Because of the strong documentation provided by Rancher Labs, you may be tempted to deploy Rancher Server. Rancher Server is a Kubernetes cluster management service which is very powerful and full of integration and cool features. I certainly recommend giving it a solid look; however, I’ve found the overhead of installing it and it’s various pieces a bit overkill for managing an RPI-based home lab.
I recommend using the Lens IDE by Mirantis Inc. to help you with monitoring, administration, and situational awareness in your home lab. It’s free and supported multiple platforms and is a game changer for managing Kubernetes.
Kubernetes Storage Provider
Now that hopefully your home lab is built and stable, one of your first challenges to overcome will be the need to manage persistent storage.

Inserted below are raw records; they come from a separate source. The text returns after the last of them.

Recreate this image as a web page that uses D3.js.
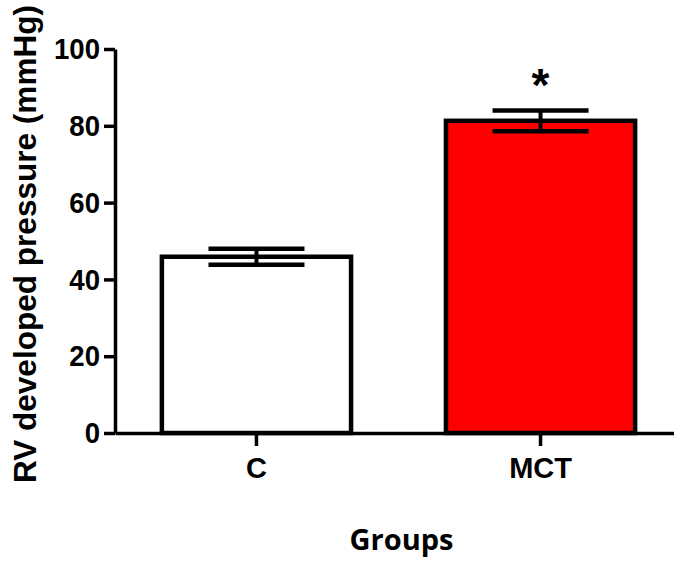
<!DOCTYPE html>
<html>
<head>
<meta charset="utf-8">
<script src="https://cdn.jsdelivr.net/npm/d3@7"></script>
<style>
  body { margin: 0; background: #fff; }
  svg { display: block; }
  .axis path, .axis line { stroke: #000; stroke-width: 3.5; }
  .axis text { font-family: "Liberation Sans", Arial, sans-serif; font-weight: bold; fill: #000; }
</style>
</head>
<body>
<svg width="674" height="562"></svg>
<script>
// data
var groups = ["C", "MCT"];
var means  = [45.9, 81.3];
var sems   = [2.1, 2.7];
var fills  = ["#ffffff", "#ff0000"];
var signif = ["", "*"];
var yTicks = [0, 20, 40, 60, 80, 100];

svg = d3.select("svg");

y = d3.scaleLinear()
		.domain([0, 100])
		.range([433, 49])
;
x = d3.scaleBand()
		.domain(groups)
		.range([115, 682])
		.paddingInner(0.334)
		.paddingOuter(0.165)
;

data = groups.map(function(g, i) { return { group: g, mean: means[i], sem: sems[i], fill: fills[i], mark: signif[i] }; });

// bars
svg.append("g").attr("class", "bars")
	.selectAll("rect")
	.data(data)
	.enter().append("rect")
		.attr("x", function(d) { return x(d.group); })
		.attr("y", function(d) { return y(d.mean); })
		.attr("width", x.bandwidth())
		.attr("height", function(d) { return y(0) - y(d.mean); })
		.attr("fill", function(d) { return d.fill; })
		.attr("stroke", "#000")
		.attr("stroke-width", 4.5)
;

// error bars
err = svg.append("g").attr("class", "err")
	.selectAll("g")
	.data(data)
	.enter().append("g")
		.attr("transform", function(d) { return "translate(" + [x(d.group) + x.bandwidth() / 2, 0] + ")"; })
;
err.append("line")
		.attr("y1", function(d) { return y(d.mean - d.sem); })
		.attr("y2", function(d) { return y(d.mean + d.sem); })
		.attr("stroke", "#000")
		.attr("stroke-width", 4)
;
[1, -1].forEach(function(s) {
	err.append("line")
		.attr("x1", -48).attr("x2", 48)
		.attr("y1", function(d) { return y(d.mean + s * d.sem); })
		.attr("y2", function(d) { return y(d.mean + s * d.sem); })
		.attr("stroke", "#000")
		.attr("stroke-width", 4.5)
	;
});
err.append("text")
		.attr("y", function(d) { return y(d.mean + d.sem) - 9; })
		.attr("text-anchor", "middle")
		.attr("font-family", "Liberation Sans, Arial, sans-serif")
		.attr("font-weight", "bold")
		.attr("font-size", 46)
		.text(function(d) { return d.mark; })
;

// axes
asisY = svg.append("g")
	.attr("class", "axis")
	.attr("transform", "translate(115,0)")
	.call(d3.axisLeft(y).tickValues(yTicks).tickSize(11).tickSizeOuter(0).tickPadding(4))
;
asisY.selectAll("text")
	.attr("font-size", 30)
	.attr("transform", function() { return "translate(" + d3.select(this).attr("x") + ",0) scale(0.92,1)"; })
	.attr("x", 0)
;

asisX = svg.append("g")
	.attr("class", "axis")
	.attr("transform", "translate(0,433)")
	.call(d3.axisBottom(x).tickSize(13).tickSizeOuter(0).tickPadding(11))
;
asisX.selectAll("text")
	.attr("font-size", 29)
	.attr("transform", function() { return "translate(" + d3.select(this).attr("x") + ",0) scale(0.95,1)"; })
	.attr("x", 0)
;

// axis titles
svg.append("text")
	.attr("transform", "translate(36,244) rotate(-90)")
	.attr("text-anchor", "middle")
	.attr("font-family", "Liberation Sans, Arial, sans-serif")
	.attr("font-weight", "bold")
	.attr("font-size", 31)
	.attr("textLength", 478)
	.attr("lengthAdjust", "spacingAndGlyphs")
	.text("RV developed pressure (mmHg)")
;
svg.append("text")
	.attr("x", 401.5)
	.attr("y", 550)
	.attr("text-anchor", "middle")
	.attr("font-family", "Open Sans, sans-serif")
	.attr("font-weight", "bold")
	.attr("font-size", 29)
	.text("Groups")
;
</script>
</body>
</html>
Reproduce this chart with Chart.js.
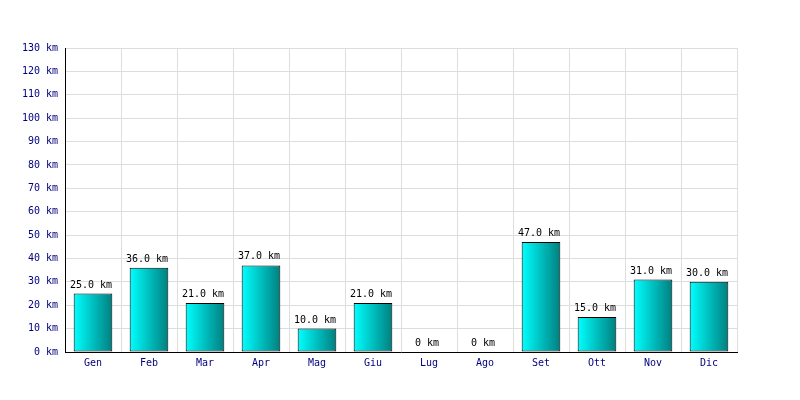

By default, only the local-path provider is installed with the K3s. This will work, but it is not ideal for HA configurations unless leveraging a clustered filesystem. Clustered filesystems add complexity in backup, recovery, and system requirements. In most cases, trying to reuse services that you already have in your toolbox is a better option for home lab workloads.
One of my favorite solutions to this has been the Kubernetes SIG project nfs-subdir-external-provider, as this particular project lets you dynamically provision Kubernetes persistent volumes as sub-directories of a single NFS mount which is ideally hosted on your Synology NAS or possibly your “Helper”. The net effect is that using persistent volumes is simplified and efficient, while not causing node affinity issues in your cluster.
While your mileage may vary, it’s a great place to start.